§ **SET TASK**: Please print exactly the lines below, from the start of the material up to and including the line with "fig = go.Figure()", but none of the pictures.

§ **RECORDED INFORMATION**:
§ §
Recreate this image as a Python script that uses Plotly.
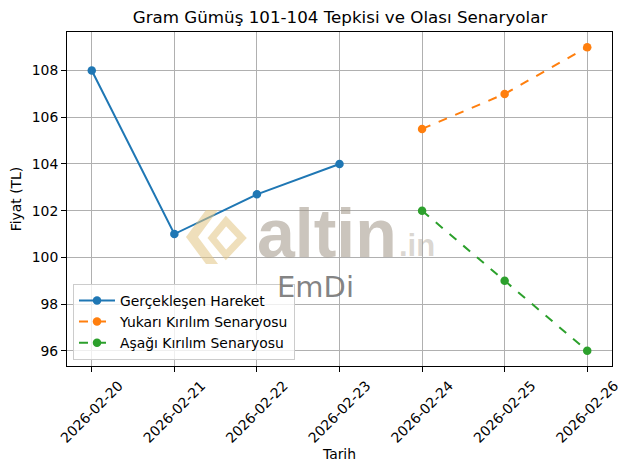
import plotly.graph_objects as go

dates_actual = ["2026-02-20", "2026-02-21", "2026-02-22", "2026-02-23"]
values_actual = [108, 101, 102.7, 104]
dates_scen = ["2026-02-24", "2026-02-25", "2026-02-26"]
values_up = [105.5, 107, 109]
values_down = [102, 99, 96]
tick_dates = ["2026-02-20", "2026-02-21", "2026-02-22", "2026-02-23",
              "2026-02-24", "2026-02-25", "2026-02-26"]

font = "DejaVu Sans"
FS = 13.9
W, H = 619, 462          # page body has an 8px margin
L, R, T, B = 59, 15, 24, 104

fig = go.Figure()

fig.add_trace(go.Scatter(x=dates_actual, y=values_actual, mode="lines+markers",
                         name="Gerçekleşen Hareket",
                         line=dict(color="#1f77b4", width=2),
                         marker=dict(size=8.5, color="#1f77b4")))
fig.add_trace(go.Scatter(x=dates_scen, y=values_up, mode="lines+markers",
                         name="Yukarı Kırılım Senaryosu",
                         line=dict(color="#ff7f0e", width=2, dash="dash"),
                         marker=dict(size=8.5, color="#ff7f0e")))
fig.add_trace(go.Scatter(x=dates_scen, y=values_down, mode="lines+markers",
                         name="Aşağı Kırılım Senaryosu",
                         line=dict(color="#2ca02c", width=2, dash="dash"),
                         marker=dict(size=8.5, color="#2ca02c")))

axis_common = dict(showline=True, linecolor="black", linewidth=1, mirror=True,
                   ticks="outside", ticklen=5, tickcolor="black",
                   showgrid=True, gridcolor="#b0b0b0", gridwidth=1,
                   zeroline=False, automargin=False,
                   tickfont=dict(family=font, size=FS, color="black"))

fig.update_layout(
    width=W, height=H,
    paper_bgcolor="white", plot_bgcolor="white",
    margin=dict(l=L, r=R, t=T, b=B),
    font=dict(family=font, size=FS, color="black"),
    title=dict(text="Gram Gümüş 101-104 Tepkisi ve Olası Senaryolar",
               x=332 / W, xanchor="center", y=1 - 9 / H, yanchor="middle",
               font=dict(family=font, size=16.7, color="black")),
    xaxis=dict(type="date", tickvals=tick_dates, ticktext=tick_dates,
               tickangle=-45, ticklabelshift=27,
               range=["2026-02-19 16:48", "2026-02-26 07:12"],
               title=dict(text="Tarih", font=dict(family=font, size=FS), standoff=4),
               **axis_common),
    yaxis=dict(range=[95.35, 109.65], tickvals=[96, 98, 100, 102, 104, 106, 108],
               title=dict(text="Fiyat (TL)", font=dict(family=font, size=FS), standoff=8),
               **axis_common),
    legend=dict(x=0.011, y=0.018, xanchor="left", yanchor="bottom",
                bgcolor="rgba(255,255,255,0.8)", bordercolor="#cccccc", borderwidth=1,
                font=dict(family=font, size=FS), tracegroupgap=0, itemwidth=36),
    showlegend=True,
)

# helpers for decorative watermark placed in screen pixels
PW = W - L - R
PH = H - T - B


def px(sx):
    return (sx - 8 - L) / PW


def py(sy):
    return 1 - (sy - 8 - T) / PH


def path(points):
    return "M " + " L ".join(f"{px(a):.4f} {py(b):.4f}" for a, b in points) + " Z"


gold = "rgba(226,196,132,0.55)"
fig.add_shape(type="path", xref="paper", yref="paper",
              path=path([(206, 210), (186, 237), (206, 264), (218, 264), (198, 237), (218, 210)]),
              fillcolor=gold, line=dict(width=0), layer="above")
fig.add_shape(type="path", xref="paper", yref="paper",
              path=path([(226, 221), (242, 238), (226, 255), (212, 238)]),
              fillcolor="rgba(0,0,0,0)", line=dict(width=7, color=gold), layer="above")
fig.add_annotation(text="<b>altin</b>", xref="paper", yref="paper", x=px(255), y=py(258),
                   xanchor="left", yanchor="bottom", showarrow=False, yshift=-15,
                   font=dict(family="Liberation Sans", size=68, color="rgba(160,150,135,0.55)"))
fig.add_annotation(text="<b>.in</b>", xref="paper", yref="paper", x=px(397), y=py(258),
                   xanchor="left", yanchor="bottom", showarrow=False, yshift=-7,
                   font=dict(family="Liberation Sans", size=31, color="rgba(160,150,135,0.4)"))
fig.add_annotation(text="EmDi", xref="paper", yref="paper", x=px(315), y=py(287),
                   xanchor="center", yanchor="middle", showarrow=False,
                   font=dict(family="DejaVu Sans", size=29, color="rgba(110,110,110,0.85)"))

fig.write_html("out.html")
§ §
§ **RESPONSE TO THIS TASK**:
Recreate this image as a Python script that uses Plotly.
import plotly.graph_objects as go

dates_actual = ["2026-02-20", "2026-02-21", "2026-02-22", "2026-02-23"]
values_actual = [108, 101, 102.7, 104]
dates_scen = ["2026-02-24", "2026-02-25", "2026-02-26"]
values_up = [105.5, 107, 109]
values_down = [102, 99, 96]
tick_dates = ["2026-02-20", "2026-02-21", "2026-02-22", "2026-02-23",
              "2026-02-24", "2026-02-25", "2026-02-26"]

font = "DejaVu Sans"
FS = 13.9
W, H = 619, 462          # page body has an 8px margin
L, R, T, B = 59, 15, 24, 104

fig = go.Figure()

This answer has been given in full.